# START OF AVAILABLE DATA

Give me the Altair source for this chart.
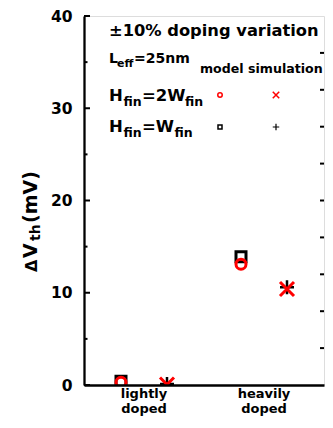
import altair as alt
import pandas as pd

# ---- data ----
categories = ["lightly doped", "heavily doped"]
methods = ["model", "simulation"]
model_h2w = [0.3, 13.1]    # red open circle
model_h1w = [0.4, 13.9]    # black open square
sim_h2w = [0.05, 10.4]     # red x
sim_h1w = [0.1, 10.6]      # black +

y_labels = [0, 10, 20, 30, 40]
y_minor = [5, 15, 25, 35]
right_ticks = [4, 8, 12, 16, 20, 24, 28, 32, 36]

rows = []
for i, c in enumerate(categories):
    rows.append({"category": c, "method": "model", "series": "H2W", "value": model_h2w[i]})
    rows.append({"category": c, "method": "model", "series": "H1W", "value": model_h1w[i]})
    rows.append({"category": c, "method": "simulation", "series": "H2W", "value": sim_h2w[i]})
    rows.append({"category": c, "method": "simulation", "series": "H1W", "value": sim_h1w[i]})
df = pd.DataFrame(rows)

W, H = 240, 369
FONT = "DejaVu Sans"
RED = "#ff0000"
XPATH = "M-1,-1L1,1M-1,1L1,-1"
PPATH = "M-1,0L1,0M0,-1L0,1"

yscale = alt.Scale(domain=[0, 40], nice=False, zero=False)
yaxis = alt.Axis(
    values=y_labels, labelFont=FONT, labelFontWeight="bold", labelFontSize=15.5,
    labelColor="black", labelPadding=12, ticks=False, tickSize=0, domain=True,
    domainColor="black", domainWidth=2.3, grid=False, zindex=1,
)

xenc = alt.X(
    "category:N", sort=categories, title=None,
    scale=alt.Scale(paddingInner=0, paddingOuter=0),
    axis=alt.Axis(
        labelExpr="split(datum.label, ' ')", labelFont=FONT, labelFontWeight="bold",
        labelFontSize=13, labelColor="black", labelPadding=2, labelLineHeight=15.5,
        labelAngle=0, ticks=False, tickSize=0, domain=True, domainColor="black",
        domainWidth=2.3, grid=False, zindex=1,
    ),
)
xoff = alt.XOffset("method:N", sort=methods,
                   scale=alt.Scale(range=[37, 83], paddingInner=0, paddingOuter=0))
yenc = alt.Y("value:Q", scale=yscale, title=None, axis=yaxis)

base = alt.Chart(df)


def pts(method, series, **mk):
    return base.transform_filter(
        (alt.datum.method == method) & (alt.datum.series == series)
    ).mark_point(filled=False, clip=True, opacity=1, **mk).encode(x=xenc, xOffset=xoff, y=yenc)


p_square = pts("model", "H1W", shape="square", size=100, strokeWidth=3, color="black")
p_plus = pts("simulation", "H1W", shape=PPATH, size=196, strokeWidth=2.5, color="black")
p_circle = pts("model", "H2W", shape="circle", size=100, strokeWidth=3, color=RED)
p_x = pts("simulation", "H2W", shape=XPATH, size=196, strokeWidth=3, color=RED)


# inward ticks
def tick_layer(vals, x0, x1, sw):
    return alt.Chart(pd.DataFrame({"value": vals})).mark_rule(color="black", strokeWidth=sw).encode(
        y=alt.Y("value:Q", scale=yscale, title=None, axis=yaxis), x=alt.value(x0), x2=alt.value(x1)
    )


t_major = tick_layer(y_labels, 0, 6, 2)
t_minor = tick_layer(y_minor, 0, 3.5, 2)
t_right = tick_layer(right_ticks, W - 4, W, 2)

one = alt.Data(values=[{"a": 1}])


def txt(s, x, y, size, color="black", angle=0):
    kw = dict(text=s, align="left", baseline="alphabetic", font=FONT,
              fontWeight="bold", fontSize=size, color=color)
    if angle:
        kw["angle"] = angle
    return alt.Chart(one).mark_text(**kw).encode(x=alt.value(x), y=alt.value(y))


def sym(shape, x, y, size, color, sw):
    return alt.Chart(one).mark_point(shape=shape, size=size, filled=False, opacity=1,
                                     color=color, strokeWidth=sw).encode(
        x=alt.value(x), y=alt.value(y))


texts = [
    txt("±10% doping variation", 25, 20, 16.3),
    txt("L", 25, 47, 14),
    txt("eff", 33, 51, 11),
    txt("=25nm", 50, 47, 14),
    txt("model simulation", 116, 57, 12.6),
    txt("H", 25, 85, 16.5),
    txt("fin", 39.5, 90, 12.5),
    txt("=2W", 58, 85, 16.5),
    txt("fin", 101, 90, 12.5),
    txt("H", 25, 116, 16.5),
    txt("fin", 39.5, 121, 12.5),
    txt("=W", 58, 116, 16.5),
    txt("fin", 90.5, 121, 12.5),
    # y title
    txt("Δ", -47, 256, 16, angle=270),
    txt("V", -47, 242, 19, angle=270),
    txt("th", -44, 225, 14, angle=270),
    txt("(mV)", -47, 207, 19, angle=270),
]

legend_syms = [
    sym("circle", 136, 79, 20, RED, 1.5),
    sym(XPATH, 192, 79, 42, RED, 1.5),
    sym("square", 136, 111, 16, "black", 1.5),
    sym(PPATH, 192, 111, 42, "black", 1.2),
]

chart = alt.layer(
    p_square, p_plus, p_circle, p_x, t_major, t_minor, t_right, *texts, *legend_syms
).properties(
    width=W, height=H,
    padding={"left": 76, "top": 8, "right": 1, "bottom": 31},
    autosize=alt.AutoSizeParams(type="none"),
).configure_view(stroke="black", strokeWidth=2.3).configure(background="white")

chart.save("out.html", embed_options={"renderer": "svg", "actions": False})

# END OF AVAILABLE DATA

#### [STATED TASK]
Everything from the first line of the listing above through the line that contains "right_ticks = [4, 8, 12, 16, 20, 24, 28, 32, 36]" is to be restated word for word, minus the pictures.

#### [TASK RESULT]
Give me the Altair source for this chart.
import altair as alt
import pandas as pd

# ---- data ----
categories = ["lightly doped", "heavily doped"]
methods = ["model", "simulation"]
model_h2w = [0.3, 13.1]    # red open circle
model_h1w = [0.4, 13.9]    # black open square
sim_h2w = [0.05, 10.4]     # red x
sim_h1w = [0.1, 10.6]      # black +

y_labels = [0, 10, 20, 30, 40]
y_minor = [5, 15, 25, 35]
right_ticks = [4, 8, 12, 16, 20, 24, 28, 32, 36]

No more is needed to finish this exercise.